Four Nights Of A Dreamer (1971)

Potential sub-genre: movies where people wander around a city at night and find some sense of magic. Robert Bresson is a big name when it comes to Arthouse filmmakers (I’ve only seen Pickpocket) but Four Nights Of A Dreamer (1971; Quatre nuits d’un rêveur) is a title that doesn’t come up so much in discussion. I took a shot on the basis of the title and an image of the main character, Jacques (Guillaume des Forêts) who looks like what you’d think a young French painter in the 1970s might look like (a cross between Cousin Greg from Succession and a Noah Baumbach character). In the first five minutes, Bresson gives us a sense of his character, and it might determine whether you are in for the spirit of this movie: a carefree drifter, Jacques hitches out of the city for a walk in the countryside. I think of Bresson as a very precise, exacting filmmaker and not a shot is wasted to communicate this carefree yet focused individual, particularly when he comes back to his loft to paint and record prose on his cassette tape. Though he might sound insufferable, the way des Forets plays him I found quite charming. When Jacques wanders around Pont Neuf bridge one night, he sees a young woman about to throw herself off – Marthe (Isabelle Weingarten) – and stops her.
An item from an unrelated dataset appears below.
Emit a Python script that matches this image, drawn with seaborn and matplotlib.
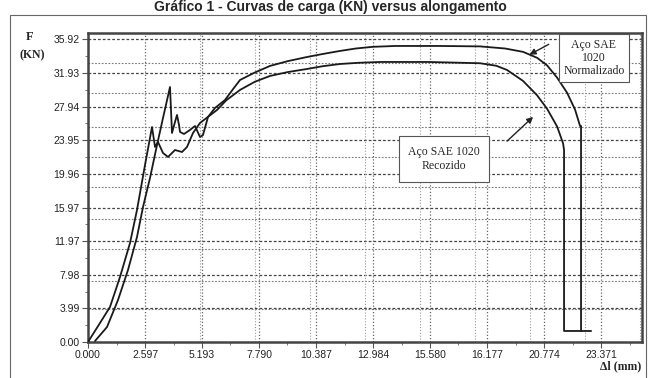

As they get to know each other, Marthe makes a promise to return to the bridge the next night to talk further; the “four nights” have already begun. We learn about the two characters’ lives, particularly why Marthe is so desperate and sad, conveyed in flashbacks. Along the way, they wander the streets and at times the world opens up – a concert on a well lit barge or the moon up in the sky. The film casts a certain spell and the two actors discovered for this film are lovely to watch. Based on a Fyodor Dostoyevsky short story ‘White Nights’, the tone is bittersweet, romantic, lonely and ultimately about the resolute acceptance that a dreamer might have within themselves towards whatever life throws at them. It’s a lovely film (also under 90 minutes) that I found a HD copy of through the Rarefilmm website. Recommended.